I’ve been testing out an Ohm XS 750 e-bike. On these icy, snowy roads, this bike made my commute easier in ways I hadn’t anticipated.
You may be shocked to learn that the editor of Commute by Bike has a bike commute of less than two miles when utilizing shortcuts. I also have some latent motorcycle skills that I come out from time to time.
Many promoters of e-bikes love to pitch how easy they make hills, but they usually mean uphill.
Right out of my driveway, I have a long downhill of about a quarter mile. The bike lane was full of icy slush. Using the Ohm’s BionX controls, I was able to switch into regenerative mode–not because I wanted to charge the battery, but because I wanted that motorcycle engine braking effect that helps maintain control on a slippery hill. This is better than riding the brake, which is more likely to lock unexpectedly and cause a slide.
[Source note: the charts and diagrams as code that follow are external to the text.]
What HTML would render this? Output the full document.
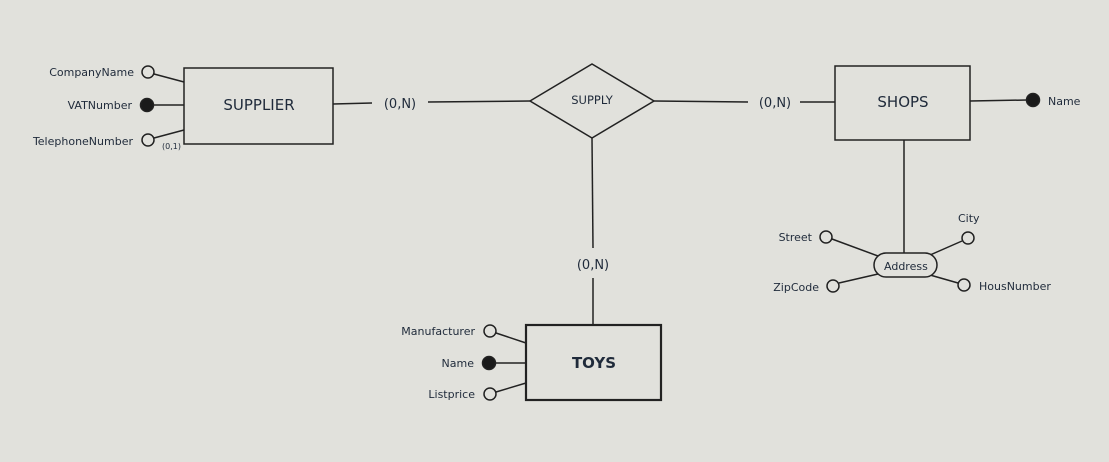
<!DOCTYPE html>
<html><head><meta charset="utf-8"><style>
html,body{margin:0;padding:0;background:#e1e1dc;width:1109px;height:462px;overflow:hidden}
svg{display:block}
text{font-family:"DejaVu Sans","Liberation Sans",sans-serif;fill:#1f2a3a}
</style></head><body>
<svg width="1109" height="462" viewBox="0 0 1109 462" xmlns="http://www.w3.org/2000/svg">
<g stroke="#222" stroke-width="1.5" fill="none">
<rect x="184" y="68" width="149" height="76" fill="#e1e1dc"/>
<line x1="154" y1="74" x2="184" y2="82"/>
<line x1="153" y1="105" x2="184" y2="105"/>
<line x1="154" y1="138" x2="184" y2="130"/>
<line x1="333" y1="104" x2="372" y2="103"/>
<line x1="428" y1="102" x2="530" y2="101"/>
<polygon points="530,101 592,64 654,101 592,138" fill="#e1e1dc"/>
<line x1="654" y1="101" x2="748" y2="102"/>
<line x1="800" y1="102" x2="835" y2="102"/>
<rect x="835" y="66" width="135" height="74" fill="#e1e1dc"/>
<line x1="970" y1="101" x2="1027" y2="100"/>
<line x1="592" y1="138" x2="593" y2="248"/>
<line x1="593" y1="278" x2="593" y2="325"/>
<line x1="496" y1="333" x2="526" y2="343"/>
<line x1="495" y1="363" x2="526" y2="363"/>
<line x1="496" y1="392" x2="526" y2="383"/>
<rect x="526" y="325" width="135" height="75" stroke-width="2.2" fill="#e1e1dc"/>
<line x1="904" y1="140" x2="904" y2="253"/>
<line x1="832" y1="239" x2="878" y2="256"/>
<line x1="962" y1="241" x2="930" y2="255"/>
<line x1="839" y1="283" x2="878" y2="274"/>
<line x1="958" y1="283" x2="930" y2="275"/>
<rect x="874" y="253" width="63" height="24" rx="12" fill="#e1e1dc"/>
<circle cx="148" cy="72" r="6" fill="#e1e1dc"/>
<circle cx="147" cy="105" r="6.5" fill="#1a1a1a"/>
<circle cx="148" cy="140" r="6" fill="#e1e1dc"/>
<circle cx="1033" cy="100" r="6.5" fill="#1a1a1a"/>
<circle cx="490" cy="331" r="6" fill="#e1e1dc"/>
<circle cx="489" cy="363" r="6.5" fill="#1a1a1a"/>
<circle cx="490" cy="394" r="6" fill="#e1e1dc"/>
<circle cx="826" cy="237" r="6" fill="#e1e1dc"/>
<circle cx="968" cy="238" r="6" fill="#e1e1dc"/>
<circle cx="833" cy="286" r="6" fill="#e1e1dc"/>
<circle cx="964" cy="285" r="6" fill="#e1e1dc"/>
</g>
<g font-size="11" text-anchor="end">
<text x="134" y="76">CompanyName</text>
<text x="132" y="109">VATNumber</text>
<text x="133" y="145">TelephoneNumber</text>
<text x="475" y="335">Manufacturer</text>
<text x="474" y="367">Name</text>
<text x="475" y="398">Listprice</text>
<text x="812" y="241">Street</text>
<text x="819" y="291">ZipCode</text>
</g>
<g font-size="11">
<text x="1048" y="105">Name</text>
<text x="958" y="222">City</text>
<text x="979" y="290">HousNumber</text>
<text x="884" y="270">Address</text>
<text x="162" y="149" font-size="8">(0,1)</text>
</g>
<g font-size="13" text-anchor="middle">
<text x="400" y="108">(0,N)</text>
<text x="775" y="107">(0,N)</text>
<text x="593" y="269">(0,N)</text>
<text x="592" y="104" font-size="11.5">SUPPLY</text>
<text x="259" y="110" font-size="15">SUPPLIER</text>
<text x="903" y="107" font-size="15">SHOPS</text>
<text x="594" y="368" font-size="15" font-weight="bold">TOYS</text>
</g>
</svg>
</body></html>
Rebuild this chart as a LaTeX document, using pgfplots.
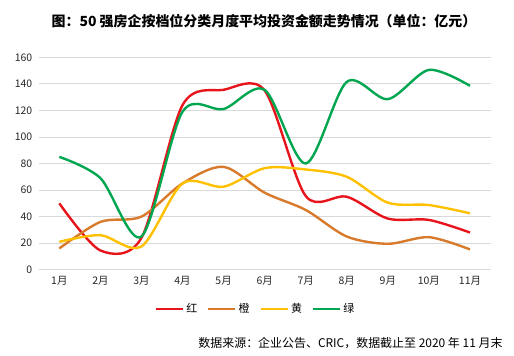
\documentclass[border=0pt]{standalone}
\usepackage{fontspec}
\setmainfont{Noto Sans CJK SC}
\usepackage{pgfplots}
\pgfplotsset{compat=1.18}
\definecolor{cred}{HTML}{E8141C}
\definecolor{corange}{HTML}{D77A2B}
\definecolor{cyellow}{HTML}{FFC000}
\definecolor{cgreen}{HTML}{00A650}
\definecolor{cgrid}{HTML}{D9D9D9}
\begin{document}
\begin{tikzpicture}[x=1bp,y=1bp]
\path (0,0) rectangle (514,355);
\node[font=\fontsize{14}{16}\selectfont\bfseries] at (264,334.3) {图：50 强房企按档位分类月度平均投资金额走势情况（单位：亿元）};
\begin{axis}[
  at={(38.8bp,85.3bp)}, anchor=south west,
  scale only axis, width=451.7bp, height=212.4bp,
  xmin=0.5, xmax=11.5, ymin=0, ymax=160,
  xtick={1,...,11},
  xticklabels={1月,2月,3月,4月,5月,6月,7月,8月,9月,10月,11月},
  ytick={0,20,...,160},
  ymajorgrids, grid style={cgrid, line width=0.8pt},
  axis line style={draw=none},
  major tick length=0pt,
  tick label style={font=\fontsize{10.5}{12}\selectfont, text=black!85},
  /pgf/number format/assume math mode=true,
  yticklabel style={xshift=-3bp},
  xticklabel style={yshift=-3bp},
  every axis plot/.append style={line width=2.4pt, smooth, tension=0.5, no marks},
  legend style={at={(0.48,-0.185)}, anchor=center, draw=none, legend columns=4,
    font=\fontsize{11}{12}\selectfont, /tikz/every even column/.append style={column sep=8bp}},
  legend image code/.code={\draw[line width=2.4pt] (0bp,0bp) -- (27bp,0bp);},
]
\addplot[cred] coordinates {(1,50)(2,14.5)(3,24)(4,124)(5,135.5)(6,135)(7,55.5)(8,55)(9,38.5)(10,37.5)(11,28)};
\addlegendentry{红}
\addplot[corange] coordinates {(1,16)(2,36)(3,40)(4,65)(5,77.5)(6,58)(7,45)(8,25)(9,19.5)(10,24.5)(11,15.3)};
\addlegendentry{橙}
\addplot[cyellow] coordinates {(1,21)(2,26)(3,17.5)(4,65)(5,62.5)(6,76.5)(7,75.5)(8,70)(9,50.5)(10,48.7)(11,42.5)};
\addlegendentry{黄}
\addplot[cgreen] coordinates {(1,85)(2,69)(3,25)(4,119)(5,121)(6,135.5)(7,80)(8,141.5)(9,128.5)(10,150.5)(11,138.5)};
\addlegendentry{绿}
\end{axis}
\node[font=\fontsize{12}{14}\selectfont, anchor=east] at (506,12.3) {数据来源：企业公告、CRIC，数据截止至 2020 年 11 月末};
\end{tikzpicture}
\end{document}
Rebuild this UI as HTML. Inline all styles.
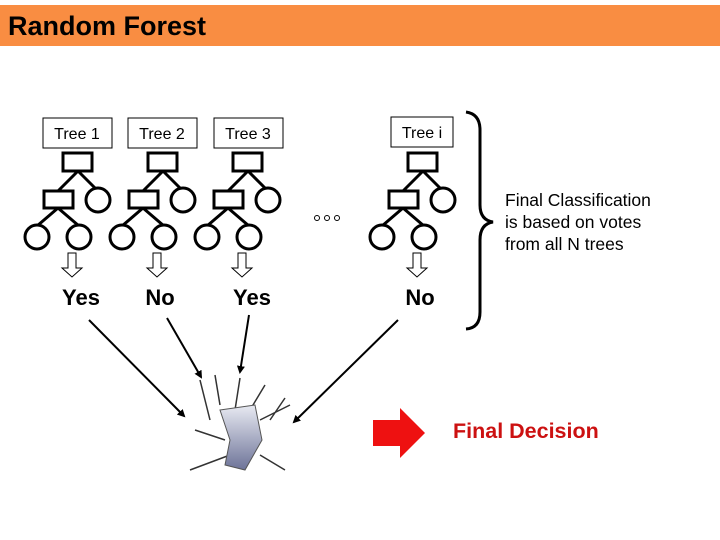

I felt a lot safer–so safe that I rode with one hand so I could take a picture. (I didn’t want the speed to be reading zero miles per hour. I did it for you, Dear Reader.)
Then there’s the shortcut on my commute where I need to push the bike uphill a short distance between two parking lots. I can ride this gap when there’s no snow, but it’s my least favorite part of my commute when there is snow–especially when the snowplows create a five-foot wall right where I need to pass through.
The BionX system is pedal-assist only–no throttle. But there’s a little red button below the handle grip, placed inconveniently behind the shifter, that sends power to the rear wheel. I used this to help me push the bike over that pile of snow.
My second shortcut involves about 50 yards of single-track that connects a Baptist church parking lot to a cul-de-sac in the next neighborhood. When there is snow on this path, I have always had to put my foot down. But the Ohm kept pushing for a second when I had to stop pedaling to maintain balance. That made the difference, and I was able to keep my feet up and stay balanced through through this gap.
As I said, I have a fairly short commute. I don’t mind pushing my regular bike 50 yards through the snow. But if this snow-covered path were a mile long instead of 50 years, it would probably be a deal breaker. Without an e-bike, I’d probably drive or take the bus.
Lots of e-bike enthusiasts speak about how they will get more people on bikes–people who might not otherwise get on a bike. It sometimes sounds like they’re rationalizing. But this morning I became convinced that e-bikes may keep fair-weather bike commuters on their bikes–and out of their cars–when conditions are less than ideal.